# Task
Word for word, quote all of the material, omitting the pictures.

# Given information
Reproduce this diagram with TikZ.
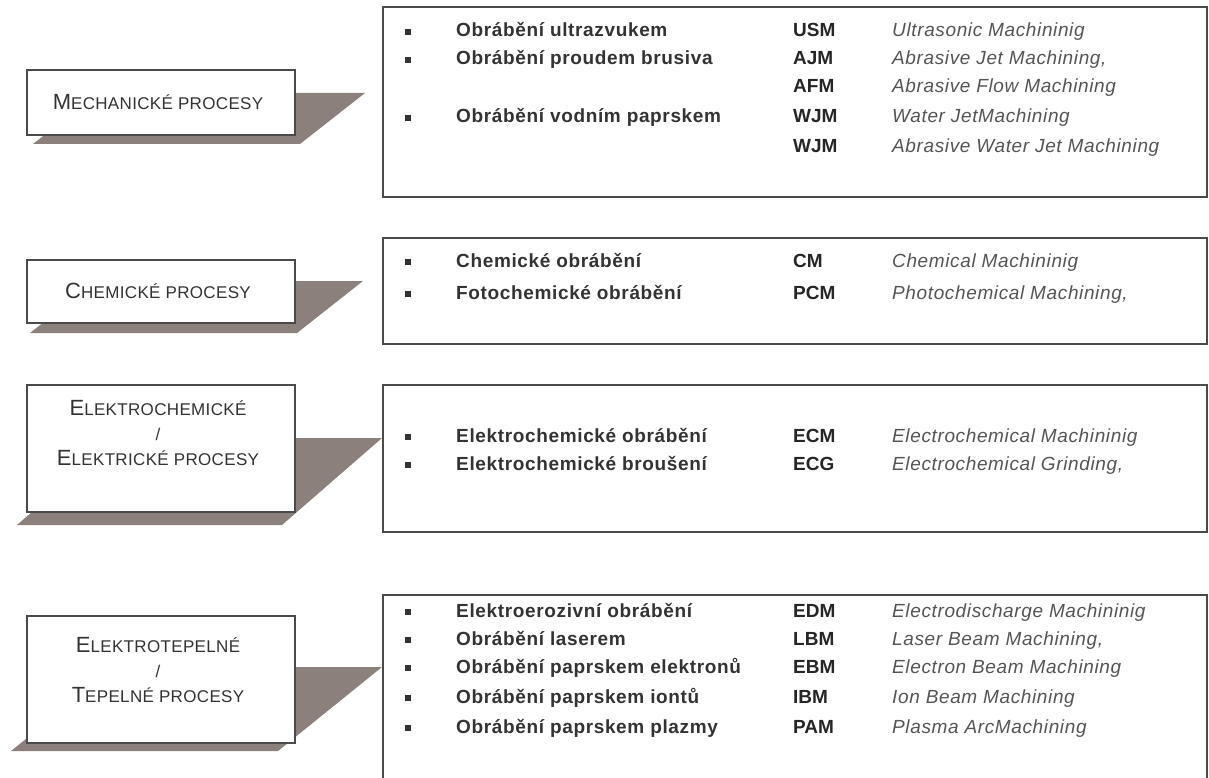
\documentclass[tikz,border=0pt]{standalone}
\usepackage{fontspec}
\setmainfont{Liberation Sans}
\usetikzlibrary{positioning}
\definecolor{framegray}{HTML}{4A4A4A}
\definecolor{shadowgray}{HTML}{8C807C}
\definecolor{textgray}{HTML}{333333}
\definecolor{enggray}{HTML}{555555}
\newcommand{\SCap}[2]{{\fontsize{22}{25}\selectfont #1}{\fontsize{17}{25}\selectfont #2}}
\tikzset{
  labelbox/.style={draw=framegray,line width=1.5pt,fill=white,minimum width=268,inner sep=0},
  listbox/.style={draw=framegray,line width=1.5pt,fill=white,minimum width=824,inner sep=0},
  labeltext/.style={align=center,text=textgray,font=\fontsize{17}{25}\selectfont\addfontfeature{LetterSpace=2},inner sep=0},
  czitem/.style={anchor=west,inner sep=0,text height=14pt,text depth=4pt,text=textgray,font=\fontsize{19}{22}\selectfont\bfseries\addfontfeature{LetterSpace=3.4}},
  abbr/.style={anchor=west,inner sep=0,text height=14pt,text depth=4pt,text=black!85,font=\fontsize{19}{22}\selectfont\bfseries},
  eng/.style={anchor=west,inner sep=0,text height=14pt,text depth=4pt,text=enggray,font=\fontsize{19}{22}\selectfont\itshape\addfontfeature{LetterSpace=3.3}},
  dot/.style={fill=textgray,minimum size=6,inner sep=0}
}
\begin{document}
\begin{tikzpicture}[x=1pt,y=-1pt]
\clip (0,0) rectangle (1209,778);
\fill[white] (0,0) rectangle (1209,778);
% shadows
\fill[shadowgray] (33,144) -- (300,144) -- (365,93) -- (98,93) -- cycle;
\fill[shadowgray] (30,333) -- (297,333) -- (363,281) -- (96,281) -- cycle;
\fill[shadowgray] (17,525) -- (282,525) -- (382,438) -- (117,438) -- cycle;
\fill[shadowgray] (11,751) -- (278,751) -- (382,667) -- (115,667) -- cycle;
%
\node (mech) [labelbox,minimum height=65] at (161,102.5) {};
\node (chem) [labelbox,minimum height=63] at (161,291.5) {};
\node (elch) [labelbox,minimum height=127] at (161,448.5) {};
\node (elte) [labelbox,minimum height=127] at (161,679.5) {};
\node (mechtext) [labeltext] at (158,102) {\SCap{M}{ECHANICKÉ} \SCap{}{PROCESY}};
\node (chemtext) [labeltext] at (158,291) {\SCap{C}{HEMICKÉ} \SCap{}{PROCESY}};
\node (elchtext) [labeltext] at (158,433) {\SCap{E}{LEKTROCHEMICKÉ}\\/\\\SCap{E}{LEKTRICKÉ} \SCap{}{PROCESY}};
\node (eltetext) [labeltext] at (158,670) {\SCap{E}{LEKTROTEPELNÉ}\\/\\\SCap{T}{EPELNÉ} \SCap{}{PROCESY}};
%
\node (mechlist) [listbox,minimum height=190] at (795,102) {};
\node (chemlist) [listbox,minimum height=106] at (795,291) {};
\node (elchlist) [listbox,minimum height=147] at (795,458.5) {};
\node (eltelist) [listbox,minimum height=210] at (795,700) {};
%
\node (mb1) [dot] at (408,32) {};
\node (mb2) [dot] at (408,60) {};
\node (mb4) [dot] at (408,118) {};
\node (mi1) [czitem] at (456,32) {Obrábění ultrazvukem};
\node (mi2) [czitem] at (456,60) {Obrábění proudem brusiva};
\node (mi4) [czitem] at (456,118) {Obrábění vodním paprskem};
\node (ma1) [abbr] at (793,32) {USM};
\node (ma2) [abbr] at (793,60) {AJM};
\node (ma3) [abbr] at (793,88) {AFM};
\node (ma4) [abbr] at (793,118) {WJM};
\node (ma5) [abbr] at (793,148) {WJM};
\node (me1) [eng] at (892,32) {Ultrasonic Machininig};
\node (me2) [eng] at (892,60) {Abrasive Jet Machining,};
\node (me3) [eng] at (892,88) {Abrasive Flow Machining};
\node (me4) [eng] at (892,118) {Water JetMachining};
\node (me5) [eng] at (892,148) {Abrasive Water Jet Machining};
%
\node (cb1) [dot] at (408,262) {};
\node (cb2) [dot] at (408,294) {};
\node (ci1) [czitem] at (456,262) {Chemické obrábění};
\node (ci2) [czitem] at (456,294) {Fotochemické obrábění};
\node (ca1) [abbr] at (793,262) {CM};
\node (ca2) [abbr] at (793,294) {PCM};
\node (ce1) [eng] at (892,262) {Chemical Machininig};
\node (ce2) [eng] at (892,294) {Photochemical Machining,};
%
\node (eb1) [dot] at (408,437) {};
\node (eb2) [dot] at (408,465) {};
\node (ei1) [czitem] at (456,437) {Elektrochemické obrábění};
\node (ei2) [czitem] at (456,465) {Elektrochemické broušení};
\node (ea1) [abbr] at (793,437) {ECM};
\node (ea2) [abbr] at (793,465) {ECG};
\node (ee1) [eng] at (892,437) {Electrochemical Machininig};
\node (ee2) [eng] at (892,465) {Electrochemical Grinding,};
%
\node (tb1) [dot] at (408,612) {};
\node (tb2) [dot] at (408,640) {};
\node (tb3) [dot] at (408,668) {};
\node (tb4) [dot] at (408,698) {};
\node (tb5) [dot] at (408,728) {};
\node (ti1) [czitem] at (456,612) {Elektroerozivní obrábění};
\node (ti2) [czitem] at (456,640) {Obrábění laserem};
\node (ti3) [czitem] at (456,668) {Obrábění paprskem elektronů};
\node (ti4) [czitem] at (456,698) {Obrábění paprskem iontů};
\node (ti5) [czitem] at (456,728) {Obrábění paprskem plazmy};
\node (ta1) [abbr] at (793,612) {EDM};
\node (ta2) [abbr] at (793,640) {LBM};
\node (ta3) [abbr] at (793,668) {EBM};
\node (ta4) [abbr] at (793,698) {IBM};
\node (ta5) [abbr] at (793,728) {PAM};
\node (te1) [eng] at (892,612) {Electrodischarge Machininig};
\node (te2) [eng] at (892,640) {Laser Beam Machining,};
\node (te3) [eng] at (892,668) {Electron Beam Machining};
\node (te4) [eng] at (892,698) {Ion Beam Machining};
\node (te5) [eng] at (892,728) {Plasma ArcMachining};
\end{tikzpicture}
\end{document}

# The completed task
Reproduce this diagram with TikZ.
\documentclass[tikz,border=0pt]{standalone}
\usepackage{fontspec}
\setmainfont{Liberation Sans}
\usetikzlibrary{positioning}
\definecolor{framegray}{HTML}{4A4A4A}
\definecolor{shadowgray}{HTML}{8C807C}
\definecolor{textgray}{HTML}{333333}
\definecolor{enggray}{HTML}{555555}
\newcommand{\SCap}[2]{{\fontsize{22}{25}\selectfont #1}{\fontsize{17}{25}\selectfont #2}}
\tikzset{
  labelbox/.style={draw=framegray,line width=1.5pt,fill=white,minimum width=268,inner sep=0},
  listbox/.style={draw=framegray,line width=1.5pt,fill=white,minimum width=824,inner sep=0},
  labeltext/.style={align=center,text=textgray,font=\fontsize{17}{25}\selectfont\addfontfeature{LetterSpace=2},inner sep=0},
  czitem/.style={anchor=west,inner sep=0,text height=14pt,text depth=4pt,text=textgray,font=\fontsize{19}{22}\selectfont\bfseries\addfontfeature{LetterSpace=3.4}},
  abbr/.style={anchor=west,inner sep=0,text height=14pt,text depth=4pt,text=black!85,font=\fontsize{19}{22}\selectfont\bfseries},
  eng/.style={anchor=west,inner sep=0,text height=14pt,text depth=4pt,text=enggray,font=\fontsize{19}{22}\selectfont\itshape\addfontfeature{LetterSpace=3.3}},
  dot/.style={fill=textgray,minimum size=6,inner sep=0}
}
\begin{document}
\begin{tikzpicture}[x=1pt,y=-1pt]
\clip (0,0) rectangle (1209,778);
\fill[white] (0,0) rectangle (1209,778);
% shadows
\fill[shadowgray] (33,144) -- (300,144) -- (365,93) -- (98,93) -- cycle;
\fill[shadowgray] (30,333) -- (297,333) -- (363,281) -- (96,281) -- cycle;
\fill[shadowgray] (17,525) -- (282,525) -- (382,438) -- (117,438) -- cycle;
\fill[shadowgray] (11,751) -- (278,751) -- (382,667) -- (115,667) -- cycle;
%
\node (mech) [labelbox,minimum height=65] at (161,102.5) {};
\node (chem) [labelbox,minimum height=63] at (161,291.5) {};
\node (elch) [labelbox,minimum height=127] at (161,448.5) {};
\node (elte) [labelbox,minimum height=127] at (161,679.5) {};
\node (mechtext) [labeltext] at (158,102) {\SCap{M}{ECHANICKÉ} \SCap{}{PROCESY}};
\node (chemtext) [labeltext] at (158,291) {\SCap{C}{HEMICKÉ} \SCap{}{PROCESY}};
\node (elchtext) [labeltext] at (158,433) {\SCap{E}{LEKTROCHEMICKÉ}\\/\\\SCap{E}{LEKTRICKÉ} \SCap{}{PROCESY}};
\node (eltetext) [labeltext] at (158,670) {\SCap{E}{LEKTROTEPELNÉ}\\/\\\SCap{T}{EPELNÉ} \SCap{}{PROCESY}};
%
\node (mechlist) [listbox,minimum height=190] at (795,102) {};
\node (chemlist) [listbox,minimum height=106] at (795,291) {};
\node (elchlist) [listbox,minimum height=147] at (795,458.5) {};
\node (eltelist) [listbox,minimum height=210] at (795,700) {};
%
\node (mb1) [dot] at (408,32) {};
\node (mb2) [dot] at (408,60) {};
\node (mb4) [dot] at (408,118) {};
\node (mi1) [czitem] at (456,32) {Obrábění ultrazvukem};
\node (mi2) [czitem] at (456,60) {Obrábění proudem brusiva};
\node (mi4) [czitem] at (456,118) {Obrábění vodním paprskem};
\node (ma1) [abbr] at (793,32) {USM};
\node (ma2) [abbr] at (793,60) {AJM};
\node (ma3) [abbr] at (793,88) {AFM};
\node (ma4) [abbr] at (793,118) {WJM};
\node (ma5) [abbr] at (793,148) {WJM};
\node (me1) [eng] at (892,32) {Ultrasonic Machininig};
\node (me2) [eng] at (892,60) {Abrasive Jet Machining,};
\node (me3) [eng] at (892,88) {Abrasive Flow Machining};
\node (me4) [eng] at (892,118) {Water JetMachining};
\node (me5) [eng] at (892,148) {Abrasive Water Jet Machining};
%
\node (cb1) [dot] at (408,262) {};
\node (cb2) [dot] at (408,294) {};
\node (ci1) [czitem] at (456,262) {Chemické obrábění};
\node (ci2) [czitem] at (456,294) {Fotochemické obrábění};
\node (ca1) [abbr] at (793,262) {CM};
\node (ca2) [abbr] at (793,294) {PCM};
\node (ce1) [eng] at (892,262) {Chemical Machininig};
\node (ce2) [eng] at (892,294) {Photochemical Machining,};
%
\node (eb1) [dot] at (408,437) {};
\node (eb2) [dot] at (408,465) {};
\node (ei1) [czitem] at (456,437) {Elektrochemické obrábění};
\node (ei2) [czitem] at (456,465) {Elektrochemické broušení};
\node (ea1) [abbr] at (793,437) {ECM};
\node (ea2) [abbr] at (793,465) {ECG};
\node (ee1) [eng] at (892,437) {Electrochemical Machininig};
\node (ee2) [eng] at (892,465) {Electrochemical Grinding,};
%
\node (tb1) [dot] at (408,612) {};
\node (tb2) [dot] at (408,640) {};
\node (tb3) [dot] at (408,668) {};
\node (tb4) [dot] at (408,698) {};
\node (tb5) [dot] at (408,728) {};
\node (ti1) [czitem] at (456,612) {Elektroerozivní obrábění};
\node (ti2) [czitem] at (456,640) {Obrábění laserem};
\node (ti3) [czitem] at (456,668) {Obrábění paprskem elektronů};
\node (ti4) [czitem] at (456,698) {Obrábění paprskem iontů};
\node (ti5) [czitem] at (456,728) {Obrábění paprskem plazmy};
\node (ta1) [abbr] at (793,612) {EDM};
\node (ta2) [abbr] at (793,640) {LBM};
\node (ta3) [abbr] at (793,668) {EBM};
\node (ta4) [abbr] at (793,698) {IBM};
\node (ta5) [abbr] at (793,728) {PAM};
\node (te1) [eng] at (892,612) {Electrodischarge Machininig};
\node (te2) [eng] at (892,640) {Laser Beam Machining,};
\node (te3) [eng] at (892,668) {Electron Beam Machining};
\node (te4) [eng] at (892,698) {Ion Beam Machining};
\node (te5) [eng] at (892,728) {Plasma ArcMachining};
\end{tikzpicture}
\end{document}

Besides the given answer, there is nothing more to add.